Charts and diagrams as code
==================================================

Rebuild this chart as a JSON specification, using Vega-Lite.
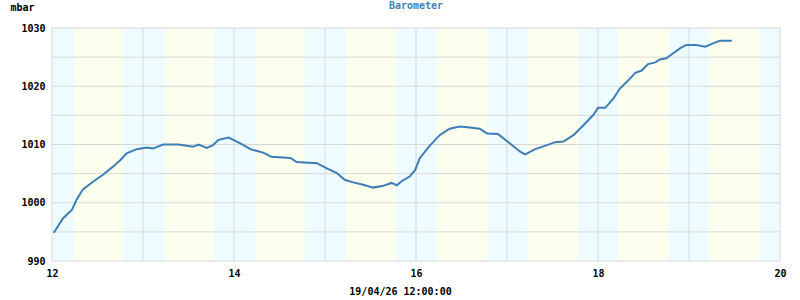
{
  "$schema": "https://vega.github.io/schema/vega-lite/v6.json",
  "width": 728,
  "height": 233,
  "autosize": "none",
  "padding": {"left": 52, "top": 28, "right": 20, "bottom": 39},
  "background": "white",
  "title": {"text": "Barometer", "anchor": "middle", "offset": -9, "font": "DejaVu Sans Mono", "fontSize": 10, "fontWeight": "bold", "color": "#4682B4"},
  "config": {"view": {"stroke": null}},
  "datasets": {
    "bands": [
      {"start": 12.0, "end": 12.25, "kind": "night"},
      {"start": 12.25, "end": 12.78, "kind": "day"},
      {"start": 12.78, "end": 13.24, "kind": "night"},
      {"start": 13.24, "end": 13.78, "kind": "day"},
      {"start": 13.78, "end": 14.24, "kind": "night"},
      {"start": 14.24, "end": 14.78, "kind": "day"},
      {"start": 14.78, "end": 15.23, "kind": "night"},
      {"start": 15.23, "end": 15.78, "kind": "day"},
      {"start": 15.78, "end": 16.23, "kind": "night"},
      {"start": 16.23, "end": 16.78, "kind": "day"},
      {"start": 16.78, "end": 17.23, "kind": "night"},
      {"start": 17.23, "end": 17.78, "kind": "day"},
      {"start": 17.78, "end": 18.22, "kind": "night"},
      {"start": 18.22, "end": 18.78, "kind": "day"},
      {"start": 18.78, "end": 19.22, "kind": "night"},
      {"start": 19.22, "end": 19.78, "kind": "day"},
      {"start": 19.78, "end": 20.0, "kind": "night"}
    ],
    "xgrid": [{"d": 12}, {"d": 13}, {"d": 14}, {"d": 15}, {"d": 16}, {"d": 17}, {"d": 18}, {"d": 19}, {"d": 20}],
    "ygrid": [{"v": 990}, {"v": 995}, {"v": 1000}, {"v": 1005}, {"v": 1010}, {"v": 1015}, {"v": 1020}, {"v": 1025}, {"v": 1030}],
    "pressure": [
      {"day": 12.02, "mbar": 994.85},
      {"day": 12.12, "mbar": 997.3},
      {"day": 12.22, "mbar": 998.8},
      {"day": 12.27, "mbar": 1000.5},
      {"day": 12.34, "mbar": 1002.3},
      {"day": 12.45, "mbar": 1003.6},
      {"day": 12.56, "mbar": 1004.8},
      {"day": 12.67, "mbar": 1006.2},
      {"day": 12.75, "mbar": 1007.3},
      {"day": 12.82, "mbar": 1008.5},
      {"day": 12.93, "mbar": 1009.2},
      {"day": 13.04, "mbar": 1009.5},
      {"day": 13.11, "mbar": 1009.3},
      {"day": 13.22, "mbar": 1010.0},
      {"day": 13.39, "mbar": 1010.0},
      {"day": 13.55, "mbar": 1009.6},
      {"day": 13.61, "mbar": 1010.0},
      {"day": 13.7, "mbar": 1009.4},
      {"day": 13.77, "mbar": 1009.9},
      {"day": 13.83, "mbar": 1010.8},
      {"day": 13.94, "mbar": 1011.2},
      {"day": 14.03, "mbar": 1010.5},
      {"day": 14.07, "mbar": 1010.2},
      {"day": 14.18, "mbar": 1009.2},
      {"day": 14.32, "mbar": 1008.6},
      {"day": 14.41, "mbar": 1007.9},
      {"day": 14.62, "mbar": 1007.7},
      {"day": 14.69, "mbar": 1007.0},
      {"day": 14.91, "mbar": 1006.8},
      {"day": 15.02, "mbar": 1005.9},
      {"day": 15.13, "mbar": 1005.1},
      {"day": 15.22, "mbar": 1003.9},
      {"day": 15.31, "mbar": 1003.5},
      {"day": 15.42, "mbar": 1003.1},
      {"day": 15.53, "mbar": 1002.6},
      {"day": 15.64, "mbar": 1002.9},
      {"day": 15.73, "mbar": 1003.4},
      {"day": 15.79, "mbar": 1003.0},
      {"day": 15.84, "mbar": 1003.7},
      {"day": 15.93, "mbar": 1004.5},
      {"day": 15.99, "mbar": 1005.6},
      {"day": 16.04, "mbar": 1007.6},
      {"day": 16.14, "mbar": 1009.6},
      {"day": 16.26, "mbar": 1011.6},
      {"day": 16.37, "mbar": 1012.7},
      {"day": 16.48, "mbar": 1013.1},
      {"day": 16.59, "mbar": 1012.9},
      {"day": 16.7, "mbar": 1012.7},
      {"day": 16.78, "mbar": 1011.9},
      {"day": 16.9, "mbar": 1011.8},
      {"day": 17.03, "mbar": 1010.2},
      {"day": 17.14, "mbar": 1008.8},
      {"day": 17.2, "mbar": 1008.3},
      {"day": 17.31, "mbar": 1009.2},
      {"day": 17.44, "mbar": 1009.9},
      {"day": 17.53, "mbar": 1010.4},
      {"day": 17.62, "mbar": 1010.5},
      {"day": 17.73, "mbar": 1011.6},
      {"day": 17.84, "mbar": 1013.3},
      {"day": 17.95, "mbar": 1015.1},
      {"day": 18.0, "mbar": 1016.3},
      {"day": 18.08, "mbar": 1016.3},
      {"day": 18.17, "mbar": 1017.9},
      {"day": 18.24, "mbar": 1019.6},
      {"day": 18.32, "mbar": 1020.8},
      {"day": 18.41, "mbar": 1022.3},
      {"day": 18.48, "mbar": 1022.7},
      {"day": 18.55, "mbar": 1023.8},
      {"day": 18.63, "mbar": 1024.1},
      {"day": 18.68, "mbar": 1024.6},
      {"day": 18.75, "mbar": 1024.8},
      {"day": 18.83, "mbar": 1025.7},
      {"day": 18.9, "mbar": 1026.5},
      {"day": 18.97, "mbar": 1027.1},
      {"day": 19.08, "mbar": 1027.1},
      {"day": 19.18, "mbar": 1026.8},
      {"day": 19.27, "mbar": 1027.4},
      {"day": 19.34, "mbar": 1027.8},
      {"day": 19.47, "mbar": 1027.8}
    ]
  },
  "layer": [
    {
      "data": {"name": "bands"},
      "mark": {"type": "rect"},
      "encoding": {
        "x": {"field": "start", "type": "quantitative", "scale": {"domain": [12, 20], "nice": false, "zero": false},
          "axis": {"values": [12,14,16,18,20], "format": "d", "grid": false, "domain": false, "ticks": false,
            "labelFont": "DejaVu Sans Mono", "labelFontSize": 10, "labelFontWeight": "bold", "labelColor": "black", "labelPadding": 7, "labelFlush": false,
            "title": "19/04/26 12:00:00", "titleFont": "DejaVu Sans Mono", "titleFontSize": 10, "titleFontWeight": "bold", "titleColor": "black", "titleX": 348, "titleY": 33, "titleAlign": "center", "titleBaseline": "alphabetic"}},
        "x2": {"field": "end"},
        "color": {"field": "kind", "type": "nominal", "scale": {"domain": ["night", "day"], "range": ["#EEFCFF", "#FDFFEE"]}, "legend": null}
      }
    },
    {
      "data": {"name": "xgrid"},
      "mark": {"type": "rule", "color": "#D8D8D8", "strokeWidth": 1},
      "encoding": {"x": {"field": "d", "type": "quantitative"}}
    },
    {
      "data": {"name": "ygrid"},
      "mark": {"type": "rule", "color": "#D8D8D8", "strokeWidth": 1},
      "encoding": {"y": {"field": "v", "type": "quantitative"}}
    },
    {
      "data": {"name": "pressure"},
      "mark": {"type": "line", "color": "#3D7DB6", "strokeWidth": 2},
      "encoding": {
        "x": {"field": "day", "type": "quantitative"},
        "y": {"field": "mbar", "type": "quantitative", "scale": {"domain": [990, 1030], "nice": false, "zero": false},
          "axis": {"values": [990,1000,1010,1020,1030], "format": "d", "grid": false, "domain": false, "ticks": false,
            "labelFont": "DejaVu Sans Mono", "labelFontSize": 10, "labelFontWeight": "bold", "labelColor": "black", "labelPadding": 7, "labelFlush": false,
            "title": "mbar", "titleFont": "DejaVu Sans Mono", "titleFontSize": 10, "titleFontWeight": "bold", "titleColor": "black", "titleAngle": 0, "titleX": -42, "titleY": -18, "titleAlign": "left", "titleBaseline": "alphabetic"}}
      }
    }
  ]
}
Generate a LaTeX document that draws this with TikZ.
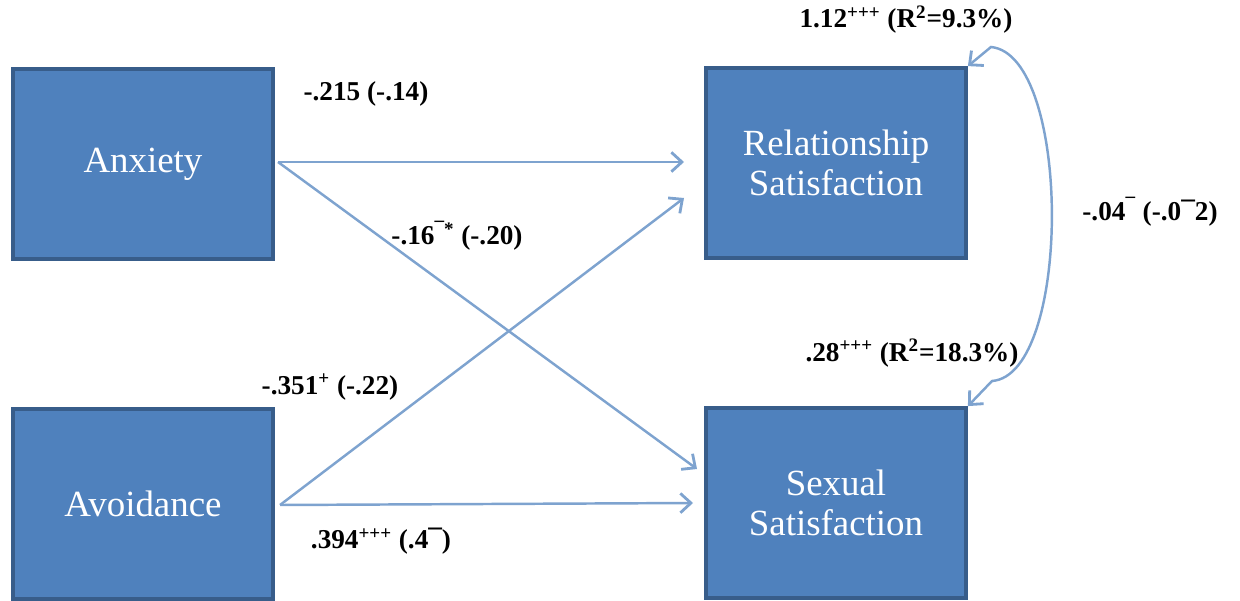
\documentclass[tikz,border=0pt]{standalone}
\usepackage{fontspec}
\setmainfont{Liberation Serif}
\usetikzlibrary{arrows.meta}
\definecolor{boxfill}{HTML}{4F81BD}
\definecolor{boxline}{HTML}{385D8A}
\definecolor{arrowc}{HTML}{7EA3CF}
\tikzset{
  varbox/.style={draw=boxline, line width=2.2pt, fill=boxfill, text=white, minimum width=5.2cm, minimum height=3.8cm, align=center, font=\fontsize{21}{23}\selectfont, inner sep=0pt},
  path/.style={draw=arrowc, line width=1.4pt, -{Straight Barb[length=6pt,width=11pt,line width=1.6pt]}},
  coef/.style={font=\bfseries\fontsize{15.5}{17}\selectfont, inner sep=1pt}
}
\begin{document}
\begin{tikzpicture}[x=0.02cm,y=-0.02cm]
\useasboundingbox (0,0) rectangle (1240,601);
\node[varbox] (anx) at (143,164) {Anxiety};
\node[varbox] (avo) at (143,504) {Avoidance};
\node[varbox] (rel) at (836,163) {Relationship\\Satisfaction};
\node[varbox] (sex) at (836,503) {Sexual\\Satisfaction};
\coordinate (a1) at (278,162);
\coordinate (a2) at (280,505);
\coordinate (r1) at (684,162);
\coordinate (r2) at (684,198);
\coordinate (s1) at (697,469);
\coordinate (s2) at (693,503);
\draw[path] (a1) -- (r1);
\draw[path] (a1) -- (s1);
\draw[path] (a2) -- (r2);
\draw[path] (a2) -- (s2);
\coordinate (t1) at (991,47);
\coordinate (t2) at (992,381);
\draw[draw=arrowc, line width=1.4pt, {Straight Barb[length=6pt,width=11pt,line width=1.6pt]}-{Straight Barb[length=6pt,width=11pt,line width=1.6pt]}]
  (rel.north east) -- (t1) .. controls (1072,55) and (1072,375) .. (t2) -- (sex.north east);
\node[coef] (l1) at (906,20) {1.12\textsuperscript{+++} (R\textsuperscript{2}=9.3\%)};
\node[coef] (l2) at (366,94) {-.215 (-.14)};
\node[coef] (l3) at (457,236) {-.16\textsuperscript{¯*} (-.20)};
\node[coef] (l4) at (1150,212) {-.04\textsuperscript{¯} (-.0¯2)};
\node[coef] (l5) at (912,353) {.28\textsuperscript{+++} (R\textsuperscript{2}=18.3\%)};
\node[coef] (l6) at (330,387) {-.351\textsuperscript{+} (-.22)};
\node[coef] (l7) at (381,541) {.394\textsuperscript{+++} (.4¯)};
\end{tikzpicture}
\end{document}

==================================================

▸ WRITTEN PROBLEM: Tell how many lines in the material contain the word "this". Only the number is wanted.

▸ EXPECTED ANSWER: 2